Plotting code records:
=-=-=
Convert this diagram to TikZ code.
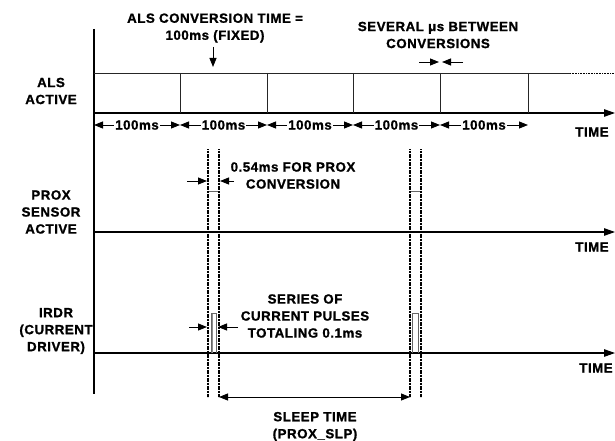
\documentclass[tikz,border=0pt]{standalone}
\usepackage{fontspec}
\setmainfont{Liberation Sans}[LetterSpace=4, BoldFeatures={FakeBold=1.2}]
\usetikzlibrary{arrows.meta}
\begin{document}
\begin{tikzpicture}[x=1pt,y=-1pt,
  lbl/.style={font=\bfseries\fontsize{13.3}{17}\selectfont, align=center, inner sep=0pt},
  axisline/.style={line width=1.1pt},
  axisarrow/.style={line width=1.1pt, -{Triangle[length=11pt,width=7.5pt]}},
  boxline/.style={line width=0.7pt, draw=black!85},
  dotline/.style={line width=1.4pt, dash pattern=on 1.2pt off 0.4pt},
  arr/.style={line width=0.9pt, -{Triangle[length=9pt,width=7pt]}},
  dimarr/.style={line width=0.9pt, {Triangle[length=9pt,width=7pt]}-{Triangle[length=9pt,width=7pt]}},
  pulse/.style={line width=0.8pt, draw=black!60}
]
\useasboundingbox (0,0) rectangle (615,441);

% main vertical axis
\coordinate (vtop) at (94,29);
\coordinate (vbot) at (94,394);
\draw[axisline] (vtop) -- (vbot);

% ALS row
\coordinate (a0) at (94,113);
\coordinate (aend) at (615,113);
\draw[axisarrow] (a0) -- (aend);
\coordinate (t0) at (94,73);
\coordinate (t1) at (570,73);
\coordinate (t2) at (615,73);
\draw[boxline] (t0) -- (t1);
\draw[line width=0.9pt, dash pattern=on 1pt off 0.6pt] (t1) -- (t2);
\foreach \x in {180,267,353,440,528}{
  \draw[boxline] (\x,73) -- (\x,113);
}
% 100ms segments
\foreach \a/\b [count=\i] in {94/180,180/267,267/353,353/440,440/528}{
  \node[lbl] (ms\i) at ({(\a+\b)/2},125) {100ms};
  \coordinate (msl\i) at (\a,125);
  \coordinate (msr\i) at (\b,125);
  \draw[arr] ([xshift=-1pt]ms\i.west) -- (msl\i);
  \draw[arr] ([xshift=1pt]ms\i.east) -- (msr\i);
}
\node[lbl] (time1) at (592,132) {TIME};
\node[lbl] (alslbl) at (51,91) {ALS\\ACTIVE};

\node[lbl] (convt) at (215,28) {ALS CONVERSION TIME =\\100ms (FIXED)};
\coordinate (dA) at (213,47);
\coordinate (dB) at (213,67);
\draw[arr] (dA) -- (dB);

\node[lbl] (sev) at (438,35) {SEVERAL μs BETWEEN\\CONVERSIONS};
\coordinate (sA) at (419,62);
\coordinate (sB) at (439,62);
\coordinate (sC) at (463,62);
\coordinate (sD) at (442,62);
\draw[arr] (sA) -- (sB);
\draw[arr] (sC) -- (sD);

% PROX row
\coordinate (p0) at (94,232);
\coordinate (pend) at (615,232);
\draw[axisarrow] (p0) -- (pend);
\node[lbl] (time2) at (592,247) {TIME};
\node[lbl] (proxlbl) at (51,212) {PROX\\SENSOR\\ACTIVE};
\draw[pulse] (208,191) -- (219,191);
\draw[pulse] (410,191) -- (421,191);
\node[lbl] (prxt) at (293,175.5) {0.54ms FOR PROX\\CONVERSION};
\coordinate (pA) at (187,181);
\coordinate (pB) at (207,181);
\coordinate (pC) at (234,181);
\coordinate (pD) at (220,181);
\draw[arr] (pA) -- (pB);
\draw[arr] (pC) -- (pD);

% IRDR row
\coordinate (i0) at (94,353);
\coordinate (iend) at (615,353);
\draw[axisarrow] (i0) -- (iend);
\node[lbl] (time3) at (596,368) {TIME};
\node[lbl] (irdrlbl) at (56,331) {IRDR\\(CURRENT\\DRIVER)};
\fill[black!45] (211,313) rectangle (213,353);
\draw[pulse] (211,353) -- (211,313) -- (216,313) -- (216,353);
\draw[pulse] (412,353) -- (412,313) -- (418,313) -- (418,353);
\node[lbl] (sert) at (305,316) {SERIES OF\\CURRENT PULSES\\TOTALING 0.1ms};
\coordinate (iA) at (189,327);
\coordinate (iB) at (207,327);
\coordinate (iC) at (238,327);
\coordinate (iD) at (218,327);
\draw[arr] (iA) -- (iB);
\draw[arr] (iC) -- (iD);

% dotted verticals
\foreach \x in {208,219,410,421}{
  \draw[dotline] (\x,149) -- (\x,397);
}

% sleep time
\coordinate (slA) at (219,397);
\coordinate (slB) at (410,397);
\draw[dimarr] (slA) -- (slB);
\node[lbl] (slp) at (315,426.5) {SLEEP TIME\\(PROX\_SLP)};
\end{tikzpicture}
\end{document}
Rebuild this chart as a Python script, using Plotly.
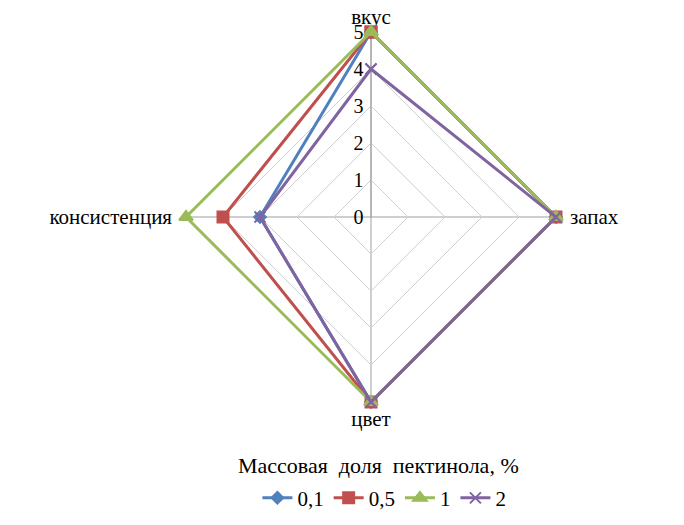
import plotly.graph_objects as go

# Organoleptic indicators (radar axes), clockwise from the top
categories = ["вкус", "запах", "цвет", "консистенция"]

# Scores per pectinol mass fraction
series_names = ["0,1", "0,5", "1", "2"]
values_01 = [5, 5, 5, 3]
values_05 = [5, 5, 5, 4]
values_1 = [5, 5, 5, 5]
values_2 = [4, 5, 5, 3]

radial_ticks = [0, 1, 2, 3, 4, 5]
r_max = 5.08  # a hair above 5 so lines on the outer ring are not clipped

colors = ["#4F81BD", "#C0504D", "#9BBB59", "#8064A2"]
symbols = ["diamond", "square", "triangle-up", "x-thin"]
sizes = [9, 11, 12, 11]
all_values = [values_01, values_05, values_1, values_2]

FONT = "Times New Roman, Liberation Serif, serif"
NB = "\u00a0"
LEGEND_TITLE = "Массовая  доля  пектинола, %"

fig = go.Figure()
for name, vals, col, sym, sz in zip(series_names, all_values, colors, symbols, sizes):
    # close the polygon by repeating the first point
    fig.add_trace(go.Scatterpolar(
        r=vals + vals[:1],
        theta=categories + categories[:1],
        mode="lines+markers",
        name=name,
        cliponaxis=False,
        line=dict(color=col, width=3),
        marker=dict(symbol=sym, size=sz, color=col,
                    line=dict(color=col, width=2)),
    ))

# category labels with a little padding away from the outer vertices
cat_text = [categories[0], NB * 2 + categories[1], categories[2], categories[3] + NB * 2]

W, H = 684, 525
cx, cy = 371, 217
rad = 185 * r_max / 5
fig.update_layout(
    width=W, height=H,
    margin=dict(l=0, r=0, t=0, b=0),
    paper_bgcolor="white",
    plot_bgcolor="white",
    font=dict(family=FONT, size=21, color="black"),
    polar=dict(
        domain=dict(x=[(cx - rad) / W, (cx + rad) / W],
                    y=[(H - cy - rad) / H, (H - cy + rad) / H]),
        bgcolor="white",
        gridshape="linear",
        angularaxis=dict(
            rotation=90, direction="clockwise",
            categoryorder="array", categoryarray=categories,
            tickmode="array", tickvals=categories, ticktext=cat_text,
            showline=False,
            gridcolor="#9F9F9F", gridwidth=1, layer="below traces",
            ticks="", tickfont=dict(family=FONT, size=21, color="black"),
        ),
        radialaxis=dict(
            range=[0, r_max], tickvals=radial_ticks, angle=90, tickangle=90,
            side="counterclockwise", layer="below traces",
            showline=True, linecolor="#9F9F9F", linewidth=1,
            gridcolor="#D0D0D0", gridwidth=1,
            ticks="", tickfont=dict(family=FONT, size=20, color="black"),
        ),
    ),
    legend=dict(
        orientation="h",
        x=0.562, xanchor="center", y=0.012, yanchor="bottom",
        font=dict(family=FONT, size=21),
        itemwidth=30, tracegroupgap=0,
    ),
    annotations=[dict(
        text=LEGEND_TITLE, x=0.553, y=(H - 465) / H,
        xref="paper", yref="paper", xanchor="center", yanchor="middle",
        showarrow=False, font=dict(family=FONT, size=22),
    )],
)

fig.write_html("out.html")
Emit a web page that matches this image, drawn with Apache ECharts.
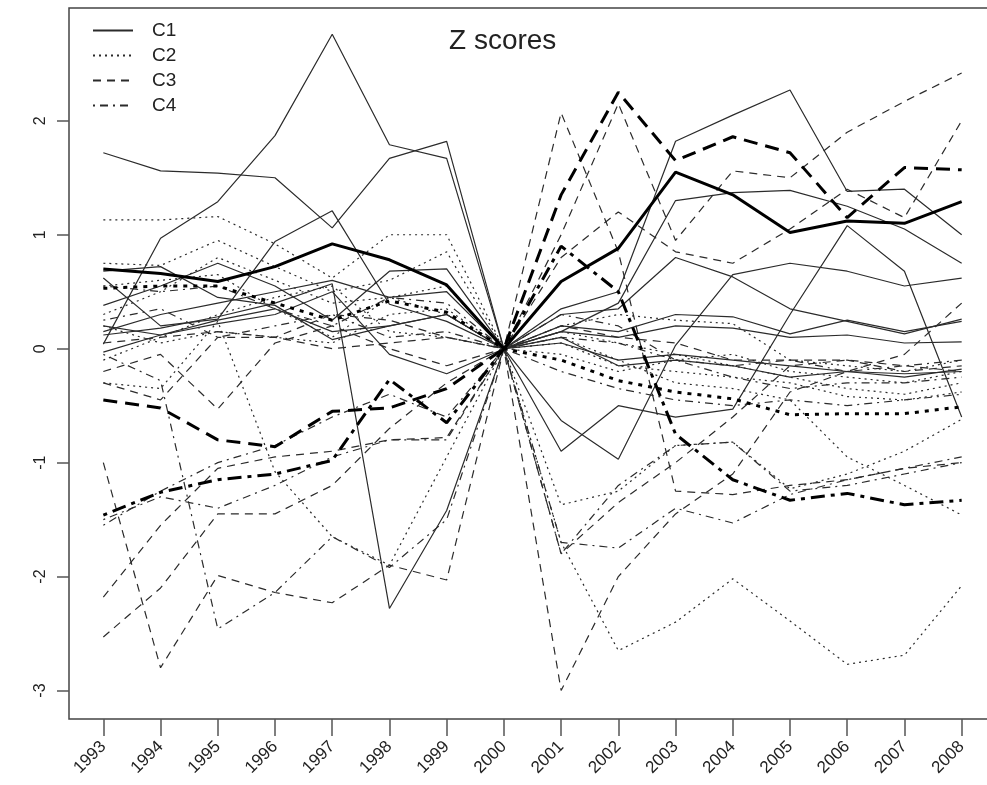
<!DOCTYPE html>
<html><head><meta charset="utf-8">
<script src="https://cdn.jsdelivr.net/npm/echarts@6/dist/echarts.min.js"></script>
<style>html,body{margin:0;padding:0;background:#fff}#c{width:987px;height:785px}</style>
</head><body><div id="c"></div>
<script>
// ---- data ----
const years = [1993,1994,1995,1996,1997,1998,1999,2000,2001,2002,2003,2004,2005,2006,2007,2008];
const yTicks = [-3,-2,-1,0,1,2];
const groupNames = ['C1','C2','C3','C4'];

const C1_thin = [
  [1.72,1.56,1.54,1.50,1.06,1.67,1.82,0,0.35,0.50,1.82,2.05,2.27,1.38,1.40,1.00],
  [0.04,0.97,1.29,1.87,2.76,1.79,1.67,0,0.15,0.40,1.30,1.37,1.39,1.25,1.05,0.75],
  [0.62,0.20,0.26,0.94,1.21,0.39,0.24,0,-0.90,-0.50,-0.60,-0.53,0.30,1.08,0.68,-0.60],
  [0.12,0.18,0.28,0.40,0.57,-2.28,-1.42,0,-0.63,-0.97,0.03,0.65,0.75,0.68,0.55,0.62],
  [0.68,0.72,0.45,0.38,0.08,0.20,0.30,0,0.30,0.35,0.80,0.63,0.35,0.24,0.13,0.26],
  [0.38,0.55,0.75,0.55,0.25,0.68,0.70,0,0.20,0.15,0.30,0.28,0.13,0.25,0.15,0.24],
  [0.20,0.12,0.22,0.30,0.50,-0.05,-0.22,0,0.15,0.10,0.20,0.18,0.10,0.12,0.05,0.06],
  [-0.03,0.12,0.25,0.35,0.15,0.20,0.30,0,0.05,-0.10,-0.05,-0.10,-0.15,-0.20,-0.25,-0.18],
  [0.15,0.30,0.40,0.50,0.60,0.45,0.50,0,0.10,-0.15,-0.10,-0.15,-0.25,-0.20,-0.22,-0.20]
];
const C1_mean = [0.70,0.66,0.59,0.72,0.92,0.78,0.56,0,0.59,0.88,1.55,1.35,1.02,1.12,1.10,1.29];

const C2_thin = [
  [1.13,1.13,1.16,0.92,0.62,1.00,1.00,0,-1.70,-2.65,-2.40,-2.02,-2.39,-2.77,-2.69,-2.08],
  [0.75,0.73,0.95,0.72,0.50,0.60,0.85,0,-1.37,-1.25,-0.85,-0.82,-1.23,-1.10,-0.90,-0.62],
  [0.30,0.50,0.80,0.60,0.40,0.45,0.55,0,0.10,-0.10,-0.30,-0.35,-0.45,-0.95,-1.20,-1.46],
  [0.20,0.05,0.15,0.10,0.05,0.30,0.35,0,0.20,0.30,0.25,0.22,-0.10,-0.15,-0.20,-0.10],
  [-0.30,-0.35,0.24,-1.08,-1.65,-1.90,-0.95,0,0.15,0.05,-0.05,-0.15,-0.25,-0.35,-0.40,-0.30],
  [0.55,0.60,0.65,0.35,0.10,0.45,0.30,0,0.05,-0.15,-0.20,-0.25,-0.30,-0.42,-0.45,-0.38],
  [-0.10,0.10,0.30,0.45,0.55,0.15,0.10,0,-0.05,-0.20,-0.10,-0.05,-0.20,-0.25,-0.30,-0.20]
];
const C2_mean = [0.53,0.55,0.55,0.40,0.25,0.42,0.32,0,-0.10,-0.28,-0.38,-0.44,-0.58,-0.57,-0.57,-0.51];

const C3_thin = [
  [-1.00,-2.80,-1.99,-2.14,-2.23,-1.90,-2.03,0,2.07,0.85,-1.25,-1.28,-1.20,-1.15,-1.05,-1.00],
  [-2.18,-1.55,-1.05,-0.95,-0.90,-0.80,-0.78,0,-3.00,-2.00,-1.45,-1.10,-0.38,-0.20,-0.05,0.40],
  [-2.53,-2.10,-1.45,-1.45,-1.20,-0.70,-0.30,0,1.00,2.15,0.95,1.56,1.50,1.90,2.17,2.42],
  [-0.20,-0.05,-0.53,0.05,0.20,0.00,-0.15,0,0.80,1.20,0.85,0.75,1.05,1.40,1.15,2.00],
  [0.05,0.10,0.15,0.10,0.30,0.25,0.10,0,-1.80,-1.35,-1.00,-0.60,-0.15,-0.10,-0.15,-0.20],
  [-0.30,-0.45,0.10,0.10,0.00,0.05,0.10,0,0.20,0.10,0.05,-0.10,-0.10,-0.10,-0.20,-0.15]
];
const C3_mean = [-0.45,-0.52,-0.80,-0.86,-0.55,-0.52,-0.35,0,1.35,2.25,1.65,1.86,1.72,1.15,1.59,1.57];

const C4_thin = [
  [-1.50,-1.30,-1.40,-1.20,-0.95,-0.80,-0.80,0,-1.80,-1.20,-0.85,-0.82,-1.25,-1.20,-1.10,-1.00],
  [-1.55,-1.25,-1.00,-0.85,-0.60,-0.40,-0.60,0,-1.70,-1.75,-1.40,-1.53,-1.28,-1.15,-1.05,-0.95],
  [-0.05,-0.28,-2.46,-2.14,-1.65,-1.92,-1.50,0,0.30,0.20,-0.10,-0.25,-0.35,-0.30,-0.30,-0.25],
  [0.55,0.50,0.55,0.35,0.20,0.45,0.40,0,0.10,0.05,-0.10,-0.15,-0.10,-0.20,-0.15,-0.10],
  [0.25,0.35,0.10,0.20,0.30,0.10,0.15,0,-0.20,-0.35,-0.45,-0.50,-0.45,-0.50,-0.45,-0.40]
];
const C4_mean = [-1.46,-1.26,-1.15,-1.10,-0.98,-0.27,-0.65,0,0.90,0.50,-0.75,-1.15,-1.33,-1.27,-1.37,-1.33];

// ---- styles ----
const thinDash = [[], [2,4], [8,6], [2,5,8,5]];
const thickDash = [[], [4,6], [14,8], [4,6,14,6]];
const groups = [
  {thin: C1_thin, mean: C1_mean},
  {thin: C2_thin, mean: C2_mean},
  {thin: C3_thin, mean: C3_mean},
  {thin: C4_thin, mean: C4_mean}
];

const series = [];
groups.forEach((g, gi) => {
  g.thin.forEach((vals, li) => {
    series.push({
      type: 'line', name: groupNames[gi], symbol: 'none', silent: true,
      data: years.map((y, i) => [y, vals[i]]),
      lineStyle: {color: '#2b2b2b', width: 1.2, type: thinDash[gi].length ? thinDash[gi] : 'solid'},
      itemStyle: {color: '#2b2b2b'},
      z: 2
    });
  });
});
groups.forEach((g, gi) => {
  series.push({
    type: 'line', name: groupNames[gi] + ' mean', symbol: 'none', silent: true,
    data: years.map((y, i) => [y, g.mean[i]]),
    lineStyle: {color: '#000', width: 3, type: thickDash[gi].length ? thickDash[gi] : 'solid'},
    itemStyle: {color: '#000'},
    z: 3
  });
});

const FONT = 'Liberation Sans, Arial, sans-serif';
const chart = echarts.init(document.getElementById('c'), null, {renderer: 'canvas'});
chart.setOption({
  animation: false,
  backgroundColor: '#fff',
  title: {text: 'Z scores', left: 444, top: 22, textStyle: {fontFamily: FONT, fontWeight: 'normal', fontSize: 28, color: '#222'}},
  legend: {
    data: groupNames, orient: 'vertical', left: 87, top: 16, itemWidth: 40, itemHeight: 12, itemGap: 6,
    itemStyle: {opacity: 0},
    textStyle: {fontFamily: FONT, fontSize: 19, color: '#222', padding: [0,0,0,14]},
    selectedMode: false
  },
  grid: {left: 69, top: 8, width: 927, height: 711, show: true, borderColor: '#444', borderWidth: 1.5, containLabel: false, outerBoundsMode: 'none'},
  xAxis: {
    type: 'value', min: 1992.4, max: 2008.6,
    axisLine: {show: false, onZero: false}, splitLine: {show: false},
    axisTick: {show: true, inside: false, length: 17, lineStyle: {color: '#555', width: 1.5}, customValues: years},
    axisLabel: {show: true, rotate: 45, margin: 25, fontSize: 17, color: '#222', fontFamily: FONT, customValues: years, formatter: v => String(v)}
  },
  yAxis: {
    type: 'value', min: -3.25, max: 2.99,
    axisLine: {show: false, onZero: false}, splitLine: {show: false},
    axisTick: {show: true, inside: false, length: 12, lineStyle: {color: '#555', width: 1.5}, customValues: yTicks},
    axisLabel: {show: true, rotate: 90, margin: 20, fontSize: 16, color: '#222', fontFamily: FONT, customValues: yTicks, formatter: v => String(v)}
  },
  series: series
});
</script></body></html>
=-=-=
[EXERCISE INSTRUCTIONS]: State how many lines of the listing include "with", and nothing more.

[WRITTEN RESPONSE]: 2